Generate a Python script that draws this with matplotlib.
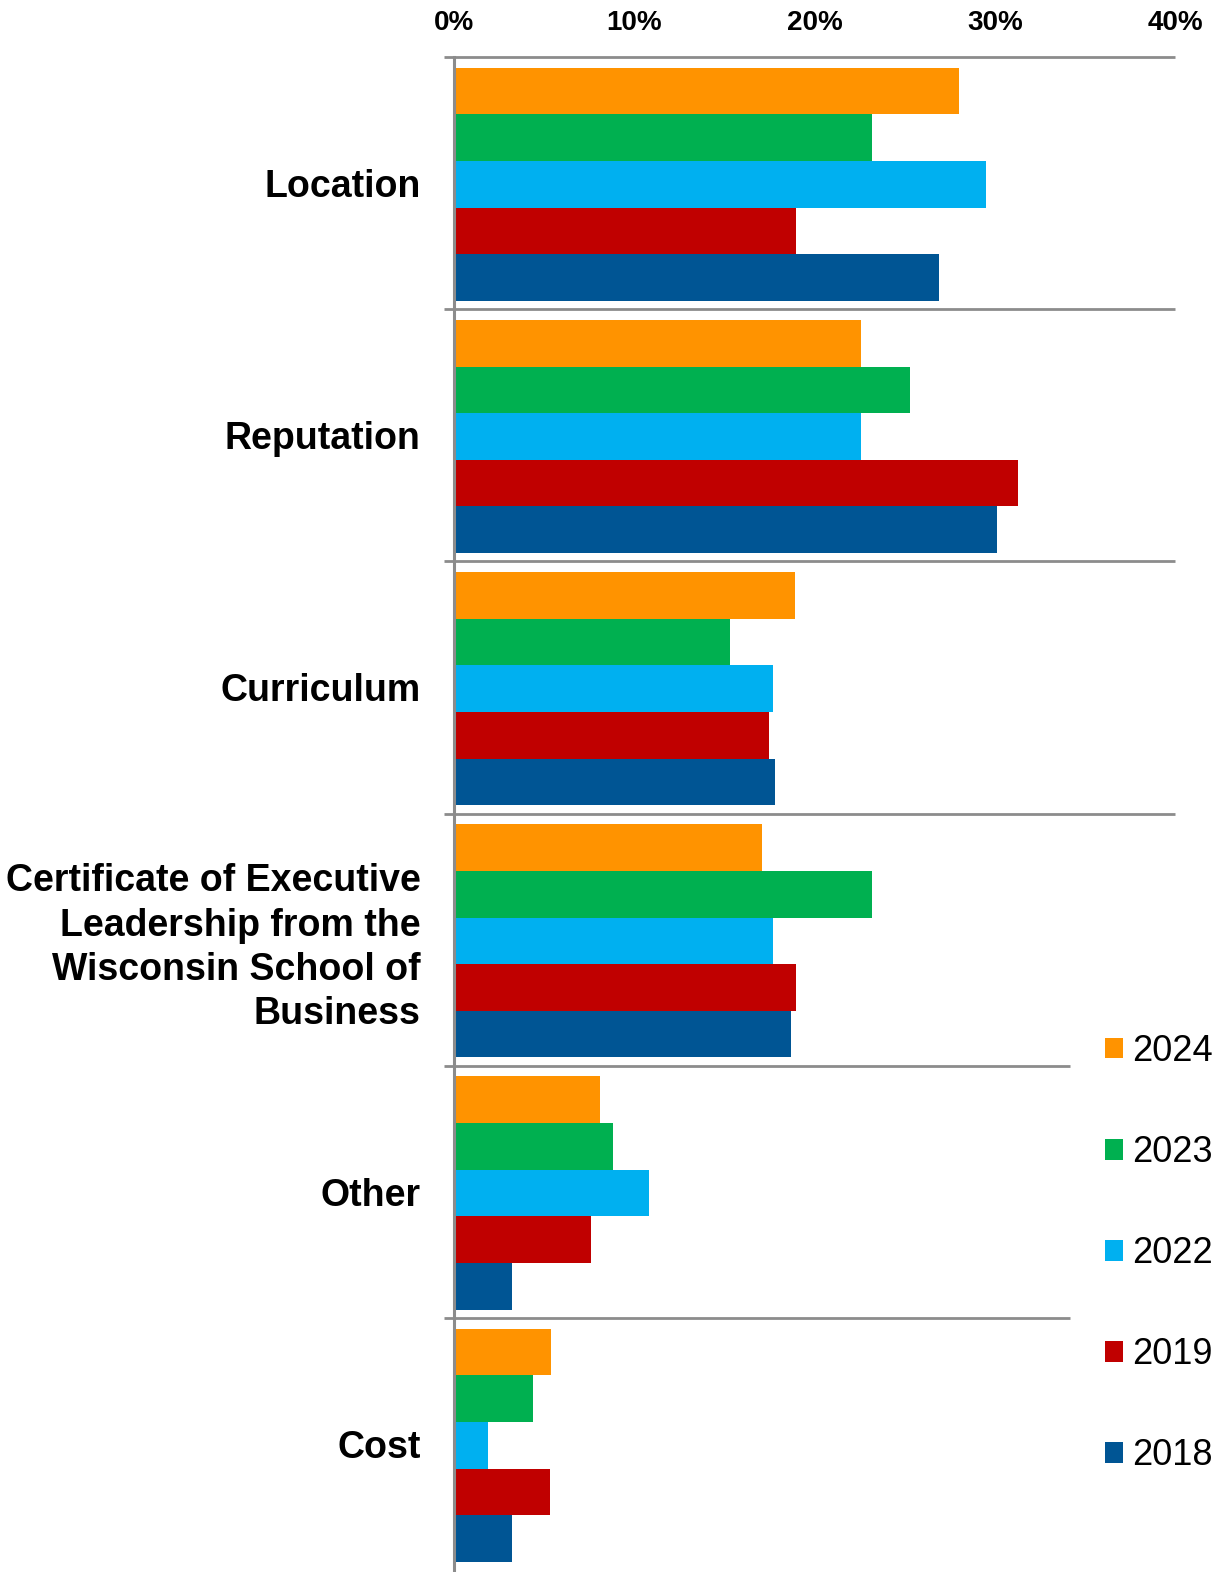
import matplotlib
matplotlib.use("Agg")
import matplotlib.pyplot as plt
import numpy as np

# Reasons for choosing the program, share of respondents (%) by survey year
categories = [
    "Location",
    "Reputation",
    "Curriculum",
    "Certificate of Executive\nLeadership from the\nWisconsin School of\nBusiness",
    "Other",
    "Cost",
]
years = ["2024", "2023", "2022", "2019", "2018"]
values_2024 = [28.0, 22.6, 18.9, 17.1, 8.1, 5.4]
values_2023 = [23.2, 25.3, 15.3, 23.2, 8.8, 4.4]
values_2022 = [29.5, 22.6, 17.7, 17.7, 10.8, 1.9]
values_2019 = [19.0, 31.3, 17.5, 19.0, 7.6, 5.3]
values_2018 = [26.9, 30.1, 17.8, 18.7, 3.2, 3.2]
tick_values = [0, 10, 20, 30, 40]
tick_labels = ["0%", "10%", "20%", "30%", "40%"]

series = [values_2024, values_2023, values_2022, values_2019, values_2018]
colors = ["#FF9300", "#00B050", "#00B0F0", "#C00000", "#005594"]

W, H = 1220, 1572
fig = plt.figure(figsize=(W / 100, H / 100), dpi=100)
ax_left, ax_right, ax_top, ax_bottom = 454, 1175, 57, 1570
ax = fig.add_axes([ax_left / W, 1 - ax_bottom / H,
                   (ax_right - ax_left) / W, (ax_bottom - ax_top) / H])

n = len(series)
block = 0.925
bar_h = block / n
y = np.arange(len(categories))
for k, (vals, col, yr) in enumerate(zip(series, colors, years)):
    offs = -block / 2 + bar_h * (k + 0.5) + 0.005
    ax.barh(y + offs, vals, height=bar_h, color=col, label=yr,
            edgecolor="none", zorder=2)

ax.set_xlim(0, 40)
ax.set_ylim(len(categories) - 0.5, -0.5)

# Group separators (the lower ones stop short of the legend)
grey = "#8C8C8C"
trans = ax.get_yaxis_transform()
tick_out = -10 / (ax_right - ax_left)
short_end = (1070 - ax_left) / (ax_right - ax_left)
for i in range(len(categories)):
    yy = i - 0.5
    x_end = 1.0 if i <= 3 else short_end
    ax.plot([tick_out, x_end], [yy, yy], color=grey, lw=2.0,
            transform=trans, clip_on=False, zorder=3, solid_capstyle="butt")

for s in ["top", "right", "bottom"]:
    ax.spines[s].set_visible(False)
ax.spines["left"].set_color(grey)
ax.spines["left"].set_linewidth(2.2)
ax.spines["left"].set_zorder(4)

ax.xaxis.tick_top()
ax.set_xticks(tick_values)
ax.set_xticklabels(tick_labels, fontsize=20, fontweight="bold",
                   family=["Liberation Sans Narrow", "Liberation Sans"])
ax.tick_params(axis="x", length=0, pad=15)

ax.set_yticks(y)
ax.set_yticklabels(categories, fontsize=27, fontweight="bold",
                   family="Liberation Sans", linespacing=1.3)
ax.tick_params(axis="y", length=0, pad=24)

leg = fig.legend(loc="upper left", bbox_to_anchor=(1105 / W, 1 - 1034 / H),
                 frameon=False,
                 prop={"family": "Liberation Sans", "size": 26},
                 handlelength=0.5, handleheight=0.5, handletextpad=0.25,
                 labelspacing=1.83, borderpad=0, borderaxespad=0)

fig.savefig("out.png", dpi=100)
#####
Each line of the data should be quoted exactly, with pictures left out.

§ **Answer for this exercise**:
Generate a Python script that draws this with matplotlib.
import matplotlib
matplotlib.use("Agg")
import matplotlib.pyplot as plt
import numpy as np

# Reasons for choosing the program, share of respondents (%) by survey year
categories = [
    "Location",
    "Reputation",
    "Curriculum",
    "Certificate of Executive\nLeadership from the\nWisconsin School of\nBusiness",
    "Other",
    "Cost",
]
years = ["2024", "2023", "2022", "2019", "2018"]
values_2024 = [28.0, 22.6, 18.9, 17.1, 8.1, 5.4]
values_2023 = [23.2, 25.3, 15.3, 23.2, 8.8, 4.4]
values_2022 = [29.5, 22.6, 17.7, 17.7, 10.8, 1.9]
values_2019 = [19.0, 31.3, 17.5, 19.0, 7.6, 5.3]
values_2018 = [26.9, 30.1, 17.8, 18.7, 3.2, 3.2]
tick_values = [0, 10, 20, 30, 40]
tick_labels = ["0%", "10%", "20%", "30%", "40%"]

series = [values_2024, values_2023, values_2022, values_2019, values_2018]
colors = ["#FF9300", "#00B050", "#00B0F0", "#C00000", "#005594"]

W, H = 1220, 1572
fig = plt.figure(figsize=(W / 100, H / 100), dpi=100)
ax_left, ax_right, ax_top, ax_bottom = 454, 1175, 57, 1570
ax = fig.add_axes([ax_left / W, 1 - ax_bottom / H,
                   (ax_right - ax_left) / W, (ax_bottom - ax_top) / H])

n = len(series)
block = 0.925
bar_h = block / n
y = np.arange(len(categories))
for k, (vals, col, yr) in enumerate(zip(series, colors, years)):
    offs = -block / 2 + bar_h * (k + 0.5) + 0.005
    ax.barh(y + offs, vals, height=bar_h, color=col, label=yr,
            edgecolor="none", zorder=2)

ax.set_xlim(0, 40)
ax.set_ylim(len(categories) - 0.5, -0.5)

# Group separators (the lower ones stop short of the legend)
grey = "#8C8C8C"
trans = ax.get_yaxis_transform()
tick_out = -10 / (ax_right - ax_left)
short_end = (1070 - ax_left) / (ax_right - ax_left)
for i in range(len(categories)):
    yy = i - 0.5
    x_end = 1.0 if i <= 3 else short_end
    ax.plot([tick_out, x_end], [yy, yy], color=grey, lw=2.0,
            transform=trans, clip_on=False, zorder=3, solid_capstyle="butt")

for s in ["top", "right", "bottom"]:
    ax.spines[s].set_visible(False)
ax.spines["left"].set_color(grey)
ax.spines["left"].set_linewidth(2.2)
ax.spines["left"].set_zorder(4)

ax.xaxis.tick_top()
ax.set_xticks(tick_values)
ax.set_xticklabels(tick_labels, fontsize=20, fontweight="bold",
                   family=["Liberation Sans Narrow", "Liberation Sans"])
ax.tick_params(axis="x", length=0, pad=15)

ax.set_yticks(y)
ax.set_yticklabels(categories, fontsize=27, fontweight="bold",
                   family="Liberation Sans", linespacing=1.3)
ax.tick_params(axis="y", length=0, pad=24)

leg = fig.legend(loc="upper left", bbox_to_anchor=(1105 / W, 1 - 1034 / H),
                 frameon=False,
                 prop={"family": "Liberation Sans", "size": 26},
                 handlelength=0.5, handleheight=0.5, handletextpad=0.25,
                 labelspacing=1.83, borderpad=0, borderaxespad=0)

fig.savefig("out.png", dpi=100)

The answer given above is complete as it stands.